Chapters 10-17 Analysis

This segment covers Jaycee’s life between the ages of 14 and 17. During this period, two dramatic changes occur, both related to the book’s dominant themes of sociopathic chaos and mental imprisonment. Jaycee has become fully adapted to her captive state and is completely under Phillip’s control. For this reason, she is given the liberty to roam the back of the property. While it might seem logical that she could climb the backyard fence at any time or even shout for help, the prison in her mind prevents her from doing so.

Jaycee has accepted Phillip’s version of what the world is like. She believes it to be a terrible place where she would be incapable of surviving on her own. Since she doesn’t know how far Phillip transported her during her abduction, she might be a thousand miles away from her real home. Her situation is further complicated by the birth of her two daughters. She loves them and wants to look after them, which makes escape a far more difficult undertaking than it was before. Phillip has also convinced her that he knows everything she does and would find out if she was going to run away. Jaycee’s perception of Phillip’s omnipotence keeps her in place.

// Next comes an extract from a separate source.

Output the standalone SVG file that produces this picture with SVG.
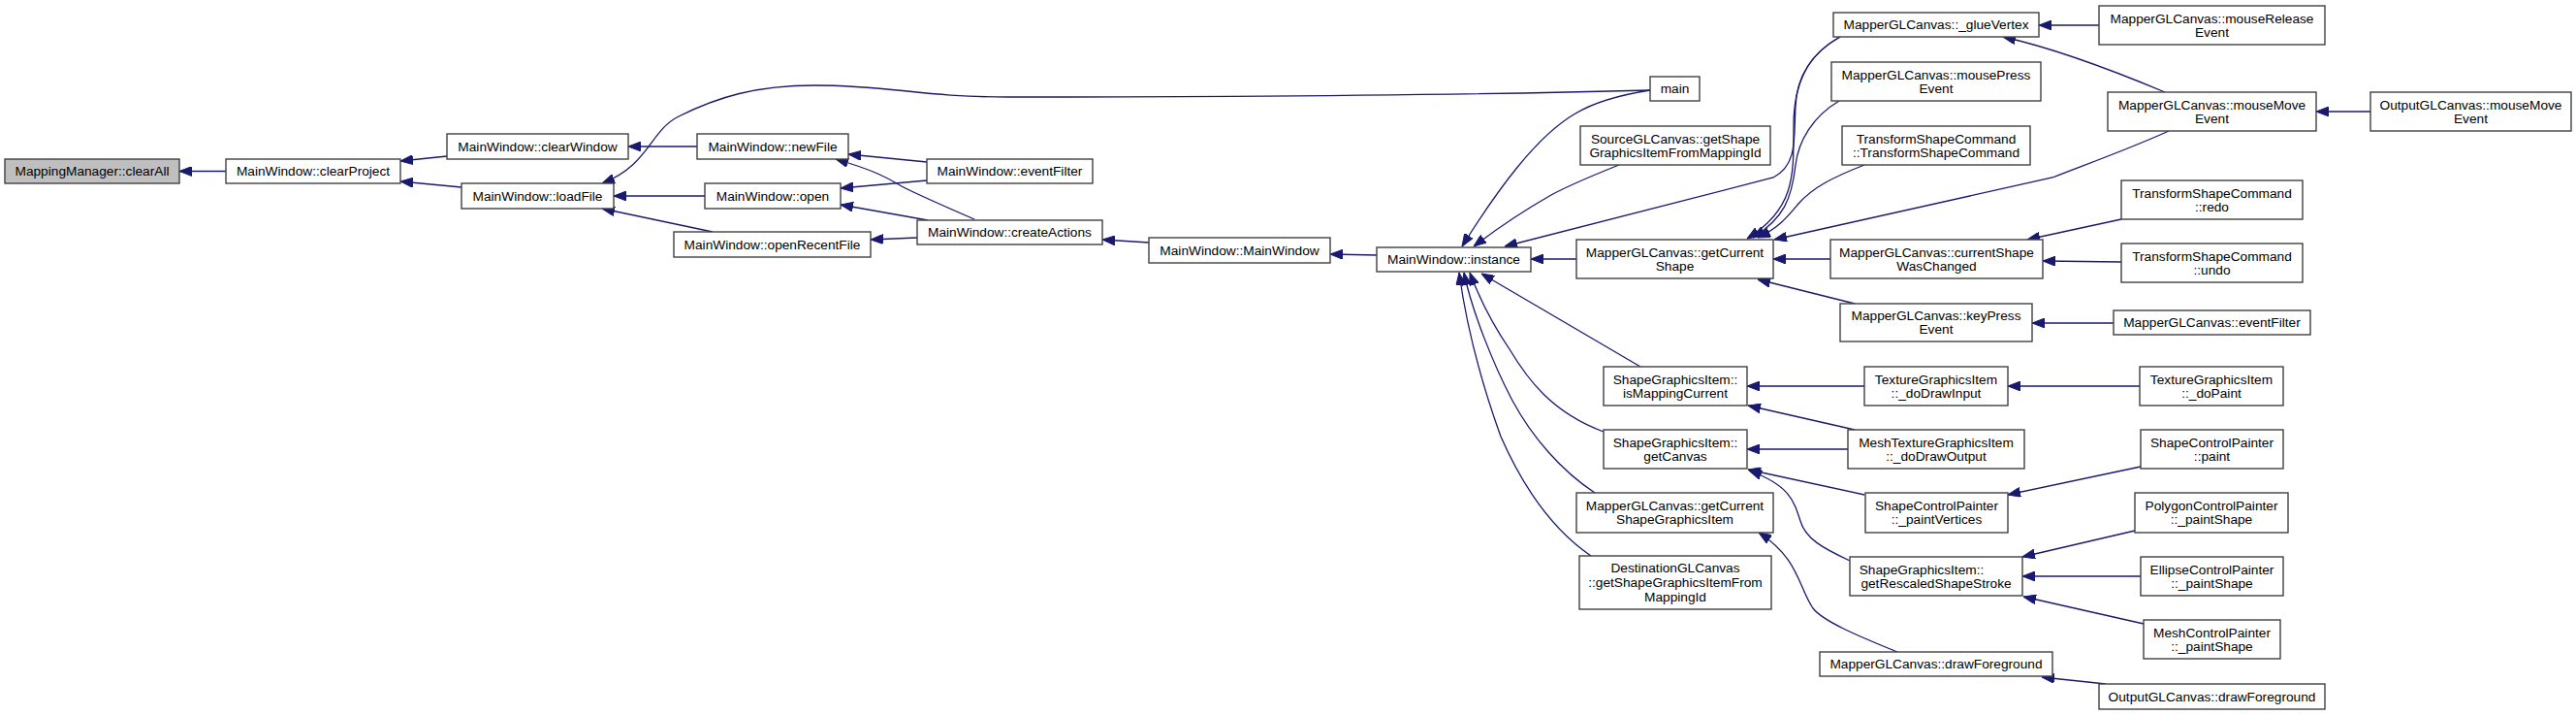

For his part, Phillip is undergoing personal changes as a result of the birth of his daughters. Much to Jaycee’s relief, he limits his sexual contact with her and swears that he will never harm her girls. His reformed behavior is hardly a sign of growth. He has simply swapped one obsession for another. Sex addiction is replaced by religiosity. Phillip believes God has sent the babies into his life to reform his behavior. Sociopaths are known to harbor grandiose delusions, and Phillip demonstrates two in this sequence. The first is his insistence that he is bound for a major musical career. The other is that God has delivered him from his schizophrenia and sex addiction by sending him two daughters. Jaycee reports these facts without questioning Phillip’s sanity in making such claims.